## START Provided data

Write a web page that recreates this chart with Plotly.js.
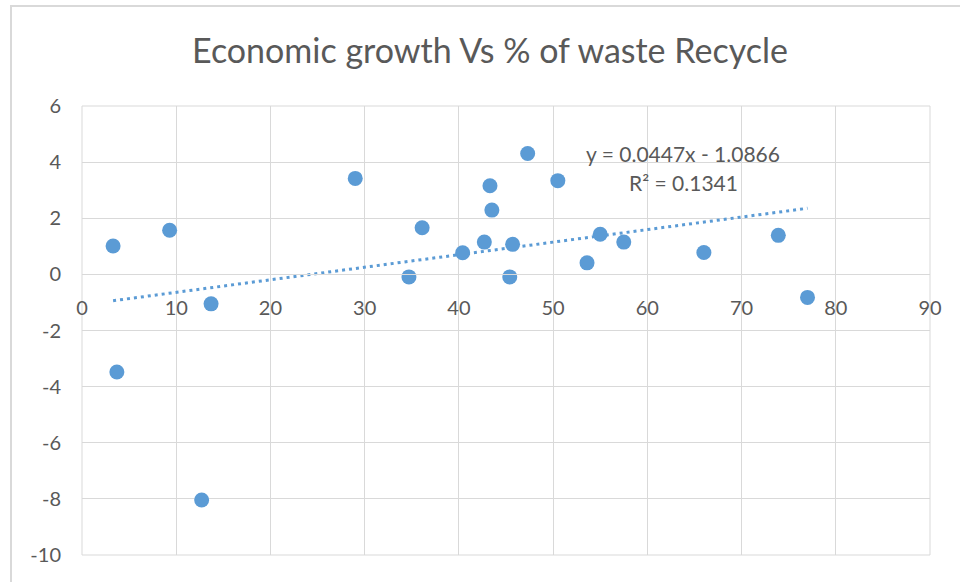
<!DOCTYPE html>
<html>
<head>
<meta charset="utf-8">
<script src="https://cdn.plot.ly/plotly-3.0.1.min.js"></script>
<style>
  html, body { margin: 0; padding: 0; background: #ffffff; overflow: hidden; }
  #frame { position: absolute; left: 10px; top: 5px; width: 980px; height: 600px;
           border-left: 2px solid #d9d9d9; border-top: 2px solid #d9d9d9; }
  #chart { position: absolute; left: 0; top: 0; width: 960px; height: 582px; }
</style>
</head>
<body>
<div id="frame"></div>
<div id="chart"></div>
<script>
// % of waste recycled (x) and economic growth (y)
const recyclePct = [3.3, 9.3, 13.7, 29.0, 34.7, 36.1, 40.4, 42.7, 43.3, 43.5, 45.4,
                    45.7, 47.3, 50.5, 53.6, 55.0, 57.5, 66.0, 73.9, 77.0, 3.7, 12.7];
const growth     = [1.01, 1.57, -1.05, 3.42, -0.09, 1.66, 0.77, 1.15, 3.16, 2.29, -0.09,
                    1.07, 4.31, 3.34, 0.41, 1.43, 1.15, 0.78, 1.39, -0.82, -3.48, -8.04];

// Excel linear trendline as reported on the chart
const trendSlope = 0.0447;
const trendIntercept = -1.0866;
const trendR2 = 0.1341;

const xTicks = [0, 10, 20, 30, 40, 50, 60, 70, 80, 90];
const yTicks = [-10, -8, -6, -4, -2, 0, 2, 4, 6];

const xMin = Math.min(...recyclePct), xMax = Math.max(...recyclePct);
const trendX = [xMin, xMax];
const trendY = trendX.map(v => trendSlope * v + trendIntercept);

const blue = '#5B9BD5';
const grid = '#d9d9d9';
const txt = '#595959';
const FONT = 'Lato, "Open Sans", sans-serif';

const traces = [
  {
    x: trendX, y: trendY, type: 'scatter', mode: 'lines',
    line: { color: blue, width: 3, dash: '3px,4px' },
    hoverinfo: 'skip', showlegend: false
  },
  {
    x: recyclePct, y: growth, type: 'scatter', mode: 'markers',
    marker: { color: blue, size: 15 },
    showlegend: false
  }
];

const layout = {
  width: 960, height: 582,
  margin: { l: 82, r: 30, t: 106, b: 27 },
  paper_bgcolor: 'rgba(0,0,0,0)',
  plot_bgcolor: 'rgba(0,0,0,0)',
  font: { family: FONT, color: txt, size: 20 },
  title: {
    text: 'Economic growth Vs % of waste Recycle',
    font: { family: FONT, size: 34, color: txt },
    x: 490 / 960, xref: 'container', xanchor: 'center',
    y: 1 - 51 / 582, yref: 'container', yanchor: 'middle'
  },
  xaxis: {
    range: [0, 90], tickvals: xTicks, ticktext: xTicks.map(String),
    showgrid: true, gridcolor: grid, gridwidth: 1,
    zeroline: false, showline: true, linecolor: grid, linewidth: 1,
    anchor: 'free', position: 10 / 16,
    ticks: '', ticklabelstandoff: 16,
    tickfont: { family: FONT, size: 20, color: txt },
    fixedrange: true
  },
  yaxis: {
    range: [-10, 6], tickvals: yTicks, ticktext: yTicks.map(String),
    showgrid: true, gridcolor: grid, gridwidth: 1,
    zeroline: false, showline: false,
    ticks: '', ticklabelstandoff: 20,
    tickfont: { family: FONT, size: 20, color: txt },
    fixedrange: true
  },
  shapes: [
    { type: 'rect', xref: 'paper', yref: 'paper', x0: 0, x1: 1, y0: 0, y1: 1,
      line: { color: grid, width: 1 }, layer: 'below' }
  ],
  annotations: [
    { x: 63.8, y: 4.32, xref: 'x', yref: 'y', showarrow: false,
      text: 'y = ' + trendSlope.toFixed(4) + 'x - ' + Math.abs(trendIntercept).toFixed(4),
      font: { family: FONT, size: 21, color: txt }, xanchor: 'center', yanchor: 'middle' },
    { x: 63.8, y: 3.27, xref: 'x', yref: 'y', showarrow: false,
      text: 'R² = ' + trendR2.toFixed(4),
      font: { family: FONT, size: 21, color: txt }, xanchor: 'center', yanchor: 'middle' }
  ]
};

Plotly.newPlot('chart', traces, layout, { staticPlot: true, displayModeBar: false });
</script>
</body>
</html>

## END Provided data

→ Task: Extract the lines exactly, please: the first line of the listing, the line with "-0.82, -3.48, -8.04];", and every line between them, but no pictures.

→ Final answer:
Write a web page that recreates this chart with Plotly.js.
<!DOCTYPE html>
<html>
<head>
<meta charset="utf-8">
<script src="https://cdn.plot.ly/plotly-3.0.1.min.js"></script>
<style>
  html, body { margin: 0; padding: 0; background: #ffffff; overflow: hidden; }
  #frame { position: absolute; left: 10px; top: 5px; width: 980px; height: 600px;
           border-left: 2px solid #d9d9d9; border-top: 2px solid #d9d9d9; }
  #chart { position: absolute; left: 0; top: 0; width: 960px; height: 582px; }
</style>
</head>
<body>
<div id="frame"></div>
<div id="chart"></div>
<script>
// % of waste recycled (x) and economic growth (y)
const recyclePct = [3.3, 9.3, 13.7, 29.0, 34.7, 36.1, 40.4, 42.7, 43.3, 43.5, 45.4,
                    45.7, 47.3, 50.5, 53.6, 55.0, 57.5, 66.0, 73.9, 77.0, 3.7, 12.7];
const growth     = [1.01, 1.57, -1.05, 3.42, -0.09, 1.66, 0.77, 1.15, 3.16, 2.29, -0.09,
                    1.07, 4.31, 3.34, 0.41, 1.43, 1.15, 0.78, 1.39, -0.82, -3.48, -8.04];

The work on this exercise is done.